** Given request **
Would you copy the records below, exactly and only from their first line through the line containing "from matplotlib.transforms import", without any pictures?

════

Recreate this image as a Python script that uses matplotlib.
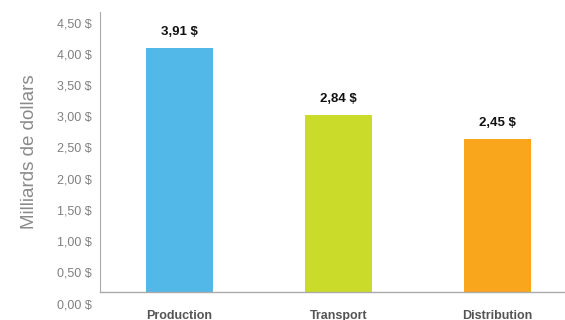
import matplotlib.pyplot as plt
from matplotlib.transforms import blended_transform_factory, ScaledTranslation

categories = ["Production", "Transport", "Distribution"]
values = [3.91, 2.84, 2.45]
value_labels = ["3,91 $", "2,84 $", "2,45 $"]
colors = ["#52B8E8", "#CBDB2A", "#F9A61C"]
yticks = [0, 0.5, 1.0, 1.5, 2.0, 2.5, 3.0, 3.5, 4.0, 4.5]
ytick_labels = ["0,00 $", "0,50 $", "1,00 $", "1,50 $", "2,00 $",
                "2,50 $", "3,00 $", "3,50 $", "4,00 $", "4,50 $"]

plt.rcParams['font.family'] = ['Liberation Sans', 'DejaVu Sans']

fig = plt.figure(figsize=(5.65, 3.2), dpi=100)
ax = fig.add_axes([100 / 565, 28 / 320, 465 / 565, 280 / 320])

x = range(len(categories))
bars = ax.bar(x, values, width=0.42, color=colors)

ax.set_xlim(-0.5, 2.425)
ax.set_ylim(0, 4.487)

for b, lab in zip(bars, value_labels):
    ax.annotate(lab, (b.get_x() + b.get_width() / 2, b.get_height()),
                xytext=(0, 7), textcoords="offset points",
                ha="center", va="bottom", fontsize=9.5, fontweight="bold",
                color="#111111")

# y labels sit a little below their gridline positions, as in the original
ax.set_yticks([])
trans = blended_transform_factory(ax.transAxes, ax.transData) + \
    ScaledTranslation(-8 / 100, -13 / 100, fig.dpi_scale_trans)
for v, lab in zip(yticks, ytick_labels):
    ax.text(0, v, lab, transform=trans, ha="right", va="center",
            fontsize=9, color="#808080", clip_on=False)

ax.set_xticks(list(x))
ax.set_xticklabels(categories, fontsize=9, fontweight="bold", color="#555555")
ax.tick_params(axis="x", length=0, pad=13)

ax.set_ylabel("Milliards de dollars", fontsize=13.5, color="#8a8a8a",
              labelpad=45)

for s in ["top", "right"]:
    ax.spines[s].set_visible(False)
ax.spines["left"].set_color("#aaaaaa")
ax.spines["bottom"].set_color("#aaaaaa")
ax.spines["left"].set_linewidth(0.8)
ax.spines["bottom"].set_linewidth(1.0)

fig.savefig("out.png", dpi=100)
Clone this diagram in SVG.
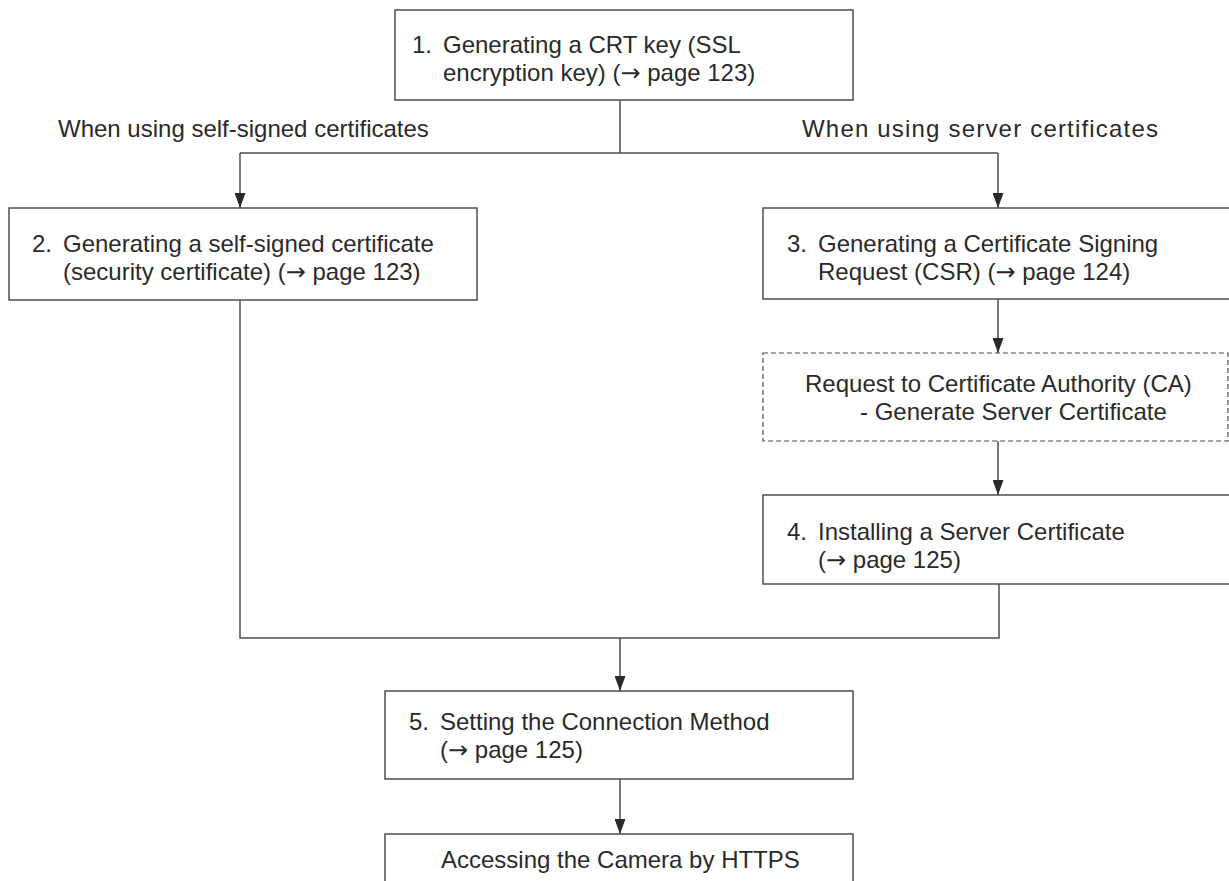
<svg xmlns="http://www.w3.org/2000/svg" width="1229" height="881" viewBox="0 0 1229 881">
<style>
  .box{fill:#fff;stroke:#4d4d4d;stroke-width:1.5}
  .dash{fill:#fff;stroke:#4d4d4d;stroke-width:1.2;stroke-dasharray:5 3}
  .t{font-family:"Liberation Sans",Arial,sans-serif;font-size:24px;fill:#2a2a2a}
  .ar{font-family:"DejaVu Sans",sans-serif;font-size:24px}
  .c{fill:none;stroke:#4d4d4d;stroke-width:1.5}
</style>
<defs>
  <marker id="ah" viewBox="0 0 15 11" refX="15" refY="5.5" markerWidth="15" markerHeight="11" markerUnits="userSpaceOnUse" orient="auto">
    <path d="M0,0 L15,5.5 L0,11 z" fill="#2a2a2a"/>
  </marker>
</defs>
<rect width="1229" height="881" fill="#fff"/>
<g id="connectors">
  <path class="c" d="M620,100 V153"/>
  <path class="c" d="M240,153 H998"/>
  <path class="c" d="M240,153 V208" marker-end="url(#ah)"/>
  <path class="c" d="M998,153 V208" marker-end="url(#ah)"/>
  <path class="c" d="M998,299 V353" marker-end="url(#ah)"/>
  <path class="c" d="M998,441 V495" marker-end="url(#ah)"/>
  <path class="c" d="M240,300 V638 H999 V584"/>
  <path class="c" d="M620,638 V691" marker-end="url(#ah)"/>
  <path class="c" d="M620,779 V834" marker-end="url(#ah)"/>
</g>
<g id="labels">
  <text class="t" x="58" y="137">When using self-signed certificates</text>
  <text class="t" x="802" y="137" textLength="356" lengthAdjust="spacing">When using server certificates</text>
</g>
<g id="node1">
  <rect class="box" x="395" y="10" width="458" height="90"/>
  <text class="t" x="412" y="53">1.</text>
  <text class="t" x="443" y="53">Generating a CRT key (SSL</text>
  <text class="t" x="443" y="81">encryption key) (<tspan class="ar">→</tspan> page 123)</text>
</g>
<g id="node2">
  <rect class="box" x="9" y="208" width="468" height="92"/>
  <text class="t" x="32" y="252">2.</text>
  <text class="t" x="63" y="252">Generating a self-signed certificate</text>
  <text class="t" x="63" y="280">(security certificate) (<tspan class="ar">→</tspan> page 123)</text>
</g>
<g id="node3">
  <rect class="box" x="763" y="208" width="470" height="91"/>
  <text class="t" x="787" y="252">3.</text>
  <text class="t" x="818" y="252">Generating a Certificate Signing</text>
  <text class="t" x="818" y="280">Request (CSR) (<tspan class="ar">→</tspan> page 124)</text>
</g>
<g id="nodeCA">
  <rect class="dash" x="763" y="353" width="465" height="88"/>
  <text class="t" x="805" y="392">Request to Certificate Authority (CA)</text>
  <text class="t" x="860" y="420">- Generate Server Certificate</text>
</g>
<g id="node4">
  <rect class="box" x="763" y="495" width="470" height="89"/>
  <text class="t" x="787" y="540">4.</text>
  <text class="t" x="818" y="540">Installing a Server Certificate</text>
  <text class="t" x="818" y="568">(<tspan class="ar">→</tspan> page 125)</text>
</g>
<g id="node5">
  <rect class="box" x="385" y="691" width="468" height="88"/>
  <text class="t" x="409" y="730">5.</text>
  <text class="t" x="440" y="730">Setting the Connection Method</text>
  <text class="t" x="440" y="758">(<tspan class="ar">→</tspan> page 125)</text>
</g>
<g id="node6">
  <rect class="box" x="385" y="834" width="468" height="60"/>
  <text class="t" x="441" y="868">Accessing the Camera by HTTPS</text>
</g>
</svg>
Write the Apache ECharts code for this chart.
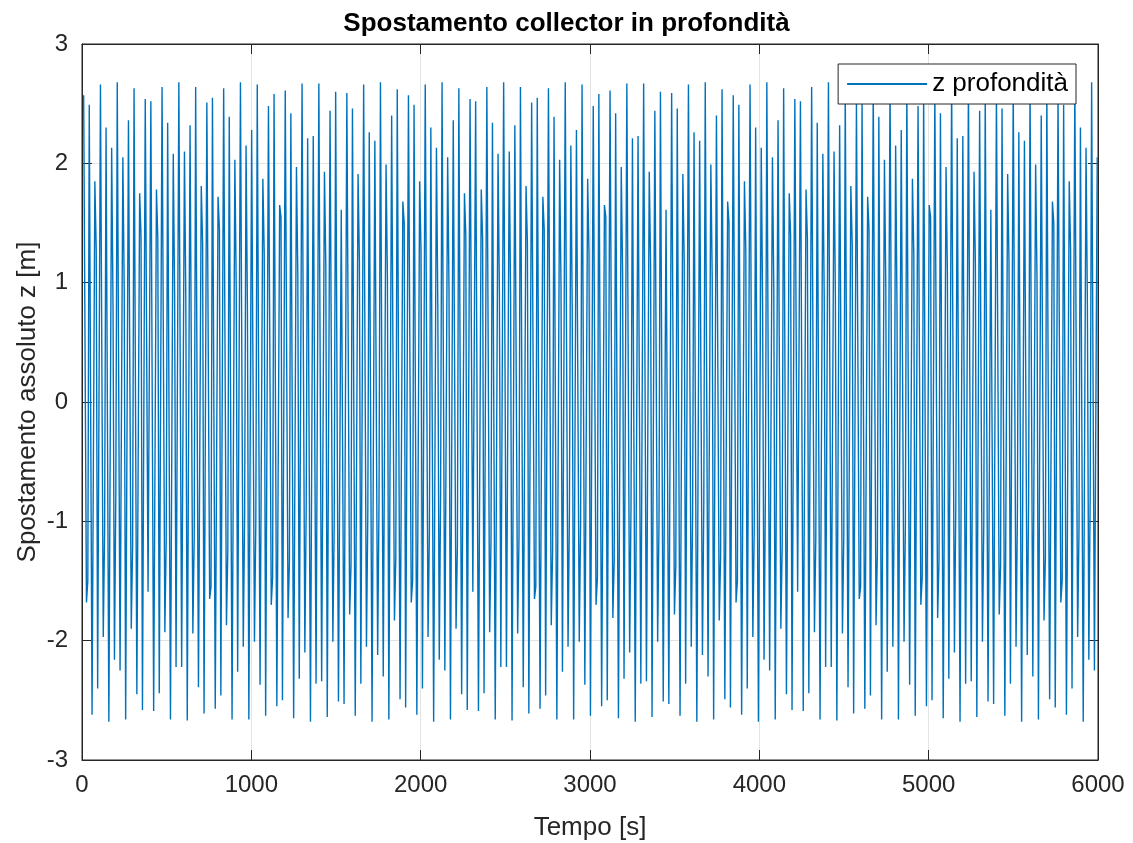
<!DOCTYPE html>
<html>
<head>
<meta charset="utf-8">
<script src="https://cdn.jsdelivr.net/npm/echarts@6/dist/echarts.min.js"></script>
<style>
html,body{margin:0;padding:0;background:#fff;}
#chart{width:1133px;height:843px;}
</style>
</head>
<body>
<div id="chart"></div>
<script>
// ---- data ----
const chartTitle = 'Spostamento collector in profondità';
const seriesName = 'z profondità';
const xLabel = 'Tempo [s]';
const yLabel = 'Spostamento assoluto z [m]';
const xTicks = [0, 1000, 2000, 3000, 4000, 5000, 6000];
const yTicks = [-3, -2, -1, 0, 1, 2, 3];

// time of the first crest, spacing of crests and offset of the shoulder samples (s)
const firstCrestTime = 9.8;
const crestSpacing = 33.07;
const shoulderOffset = 8;

// crest values (m), left to right
const crestValues = [
  2.57,2.49,1.85,2.66,2.30,2.13,2.68,2.05,2.36,2.63,
  1.75,2.54,2.52,1.78,2.64,2.34,2.08,2.68,2.10,2.32,
  2.64,1.81,2.51,2.55,1.72,2.63,2.39,2.03,2.68,2.15,
  2.28,2.66,1.87,2.48,2.58,1.65,2.61,2.42,1.97,2.67,
  2.21,2.23,2.67,1.93,2.44,2.60,1.61,2.59,2.46,1.91,
  2.66,2.26,2.19,2.68,1.99,2.40,2.62,1.68,
  2.57,2.49,1.85,2.66,2.30,2.13,2.68,2.05,2.36,2.63,
  1.75,2.54,2.52,1.78,2.64,2.34,2.08,2.68,2.10,2.32,
  2.64,1.81,2.51,2.55,1.72,2.63,2.39,2.03,2.68,2.15,
  2.28,2.66,1.87,2.48,2.58,1.65,2.61,2.42,1.97,2.67,
  2.21,2.23,2.67,1.93,2.44,2.60,1.61,2.59,2.46,1.91,
  2.66,2.26,2.19,2.68,1.99,2.40,2.62,1.68,
  2.57,2.49,1.85,2.66,2.30,2.13,2.68,2.05,2.36,2.63,
  1.75,2.54,2.52,1.78,2.64,2.34,2.08,2.68,2.10,2.32,
  2.64,1.81,2.51,2.55,1.72,2.63,2.39,2.03,2.68,2.15,
  2.28,2.66,1.87,2.48,2.58,1.65,2.61,2.42,1.97,2.67,
  2.21,2.23,2.67,1.93,2.44,2.60,1.61,2.59,2.46,1.91,
  2.66,2.26,2.19,2.68,1.99,2.40,2.62,1.68,
  2.57,2.49,1.85,2.66,2.30,2.13,2.68,2.05
];

// shoulder sample just after each crest (m), null where none is visible
const crestShoulders = [
  null,null,1.28,null,null,0.82,null,0.95,null,null,
  1.40,null,null,1.37,null,null,0.90,null,0.87,null,
  null,1.33,null,null,1.45,null,null,0.98,null,0.80,
  null,null,1.25,null,null,1.55,null,null,1.08,null,
  null,null,null,1.15,null,null,1.60,null,null,1.18,
  null,null,null,null,1.05,null,null,1.50,
  null,null,1.28,null,null,0.82,null,0.95,null,null,
  1.40,null,null,1.37,null,null,0.90,null,0.87,null,
  null,1.33,null,null,1.45,null,null,0.98,null,0.80,
  null,null,1.25,null,null,1.55,null,null,1.08,null,
  null,null,null,1.15,null,null,1.60,null,null,1.18,
  null,null,null,null,1.05,null,null,1.50,
  null,null,1.28,null,null,0.82,null,0.95,null,null,
  1.40,null,null,1.37,null,null,0.90,null,0.87,null,
  null,1.33,null,null,1.45,null,null,0.98,null,0.80,
  null,null,1.25,null,null,1.55,null,null,1.08,null,
  null,null,null,1.15,null,null,1.60,null,null,1.18,
  null,null,null,null,1.05,null,null,1.50,
  null,null,1.28,null,null,0.82,null,0.95
];

// trough values (m), left to right (each one follows the crest of same index)
const troughValues = [
  -1.68,-2.62,-2.40,-1.97,-2.68,-2.16,-2.25,-2.66,-1.90,-2.45,
  -2.58,-1.59,-2.59,-2.44,-1.93,-2.66,-2.22,-2.22,-2.67,-1.94,
  -2.39,-2.61,-1.65,-2.57,-2.46,-1.87,-2.66,-2.26,-2.05,-2.66,
  -2.01,-2.37,-2.63,-1.70,-2.55,-2.50,-1.81,-2.65,-2.32,-2.10,
  -2.68,-2.36,-2.34,-2.64,-2.01,-2.51,-2.53,-1.78,-2.63,-2.36,
  -2.05,-2.68,-2.12,-2.30,-2.66,-1.83,-2.49,-2.56,
  -1.68,-2.62,-2.40,-1.97,-2.68,-2.16,-2.25,-2.66,-1.90,-2.45,
  -2.58,-1.59,-2.59,-2.44,-1.93,-2.66,-2.22,-2.22,-2.67,-1.94,
  -2.39,-2.61,-1.65,-2.57,-2.46,-1.87,-2.66,-2.26,-2.05,-2.66,
  -2.01,-2.37,-2.63,-1.70,-2.55,-2.50,-1.81,-2.65,-2.32,-2.10,
  -2.68,-2.36,-2.34,-2.64,-2.01,-2.51,-2.53,-1.78,-2.63,-2.36,
  -2.05,-2.68,-2.12,-2.30,-2.66,-1.83,-2.49,-2.56,
  -1.68,-2.62,-2.40,-1.97,-2.68,-2.16,-2.25,-2.66,-1.90,-2.45,
  -2.58,-1.59,-2.59,-2.44,-1.93,-2.66,-2.22,-2.22,-2.67,-1.94,
  -2.39,-2.61,-1.65,-2.57,-2.46,-1.87,-2.66,-2.26,-2.05,-2.66,
  -2.01,-2.37,-2.63,-1.70,-2.55,-2.50,-1.81,-2.65,-2.32,-2.10,
  -2.68,-2.36,-2.34,-2.64,-2.01,-2.51,-2.53,-1.78,-2.63,-2.36,
  -2.05,-2.68,-2.12,-2.30,-2.66,-1.83,-2.49,-2.56,
  -1.68,-2.62,-2.40,-1.97,-2.68,-2.16,-2.25
];

// shoulder sample just after each trough (m), null where none is visible
const troughShoulders = [
  -1.50,null,null,-1.08,null,-0.78,null,null,-1.20,null,
  null,-1.58,null,null,-1.15,null,null,null,null,-1.13,
  null,null,-1.55,null,null,-1.25,null,null,-0.95,null,
  -1.02,null,null,-1.47,null,null,-1.33,null,null,-0.87,
  null,null,null,null,-1.02,null,null,-1.37,null,null,
  -0.95,null,-0.84,null,null,-1.30,null,null,
  -1.50,null,null,-1.08,null,-0.78,null,null,-1.20,null,
  null,-1.58,null,null,-1.15,null,null,null,null,-1.13,
  null,null,-1.55,null,null,-1.25,null,null,-0.95,null,
  -1.02,null,null,-1.47,null,null,-1.33,null,null,-0.87,
  null,null,null,null,-1.02,null,null,-1.37,null,null,
  -0.95,null,-0.84,null,null,-1.30,null,null,
  -1.50,null,null,-1.08,null,-0.78,null,null,-1.20,null,
  null,-1.58,null,null,-1.15,null,null,null,null,-1.13,
  null,null,-1.55,null,null,-1.25,null,null,-0.95,null,
  -1.02,null,null,-1.47,null,null,-1.33,null,null,-0.87,
  null,null,null,null,-1.02,null,null,-1.37,null,null,
  -0.95,null,-0.84,null,null,-1.30,null,null,
  -1.50,null,null,-1.08,null,-0.78,null
];

// ---- build the series (time, value) ----
const seriesData = [];
for (let i = 0; i < crestValues.length; i++) {
  const tc = firstCrestTime + i * crestSpacing;
  seriesData.push([tc, crestValues[i]]);
  if (crestShoulders[i] !== null && i < troughValues.length) {
    seriesData.push([tc + shoulderOffset, crestShoulders[i]]);
  }
  if (i < troughValues.length) {
    const tt = tc + crestSpacing / 2;
    seriesData.push([tt, troughValues[i]]);
    if (troughShoulders[i] !== null) {
      seriesData.push([tt + shoulderOffset, troughShoulders[i]]);
    }
  }
}

const FONT = '"Liberation Sans", Arial, Helvetica, sans-serif';
const AX = '#262626';
const GRID = '#e3e3e3';

const chart = echarts.init(document.getElementById('chart'), null, {renderer: 'canvas'});
const option = {
  animation: false,
  backgroundColor: '#ffffff',
  title: {
    text: chartTitle,
    left: 'center',
    top: 6,
    textStyle: {fontFamily: FONT, fontSize: 26, fontWeight: 'bold', color: '#000'}
  },
  legend: {
    data: [seriesName],
    right: 57,
    top: 64,
    orient: 'vertical',
    backgroundColor: '#fff',
    borderColor: AX,
    borderWidth: 1,
    borderRadius: 0,
    padding: [7, 8, 7, 9],
    itemWidth: 80,
    itemHeight: 2,
    icon: 'rect',
    textStyle: {fontFamily: FONT, fontSize: 26, color: '#000'}
  },
  grid: {
    left: 82, right: 35, top: 44, bottom: 83,
    outerBoundsMode: 'none',
    containLabel: false,
    show: true, borderColor: AX, borderWidth: 1, backgroundColor: 'transparent'
  },
  xAxis: [{
    type: 'value', min: xTicks[0], max: xTicks[xTicks.length - 1], interval: 1000,
    name: xLabel, nameLocation: 'middle', nameGap: 55, nameMoveOverlap: false,
    nameTextStyle: {fontFamily: FONT, fontSize: 26, color: AX},
    axisLine: {show: true, onZero: false, lineStyle: {color: AX, width: 1}},
    axisTick: {show: true, inside: true, length: 10, lineStyle: {color: AX}},
    axisLabel: {fontFamily: FONT, fontSize: 24, color: AX, margin: 13, formatter: v => String(v)},
    splitLine: {show: true, lineStyle: {color: GRID, width: 1}}
  }, {
    type: 'value', position: 'top', min: xTicks[0], max: xTicks[xTicks.length - 1], interval: 1000,
    axisLine: {show: true, onZero: false, lineStyle: {color: AX, width: 1}},
    axisTick: {show: true, inside: true, length: 10, lineStyle: {color: AX}},
    axisLabel: {show: false},
    splitLine: {show: false}
  }],
  yAxis: [{
    type: 'value', min: yTicks[0], max: yTicks[yTicks.length - 1], interval: 1,
    name: yLabel, nameLocation: 'middle', nameGap: 41, nameRotate: 90, nameMoveOverlap: false,
    nameTextStyle: {fontFamily: FONT, fontSize: 26, color: AX},
    axisLine: {show: true, onZero: false, lineStyle: {color: AX, width: 1}},
    axisTick: {show: true, inside: true, length: 10, lineStyle: {color: AX}},
    axisLabel: {fontFamily: FONT, fontSize: 24, color: AX, margin: 14},
    splitLine: {show: true, lineStyle: {color: GRID, width: 1}}
  }, {
    type: 'value', position: 'right', min: yTicks[0], max: yTicks[yTicks.length - 1], interval: 1,
    axisLine: {show: true, onZero: false, lineStyle: {color: AX, width: 1}},
    axisTick: {show: true, inside: true, length: 10, lineStyle: {color: AX}},
    axisLabel: {show: false},
    splitLine: {show: false}
  }],
  series: [{
    name: seriesName,
    type: 'line',
    data: seriesData,
    showSymbol: false,
    symbol: 'none',
    sampling: null,
    color: '#0072BD',
    lineStyle: {color: '#0072BD', width: 1.4},
    z: 2
  }]
};
chart.setOption(option);
</script>
</body>
</html>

════

** The reply **
Recreate this image as a Python script that uses matplotlib.
import matplotlib.pyplot as plt
from matplotlib.transforms import blended_transform_factory, ScaledTranslation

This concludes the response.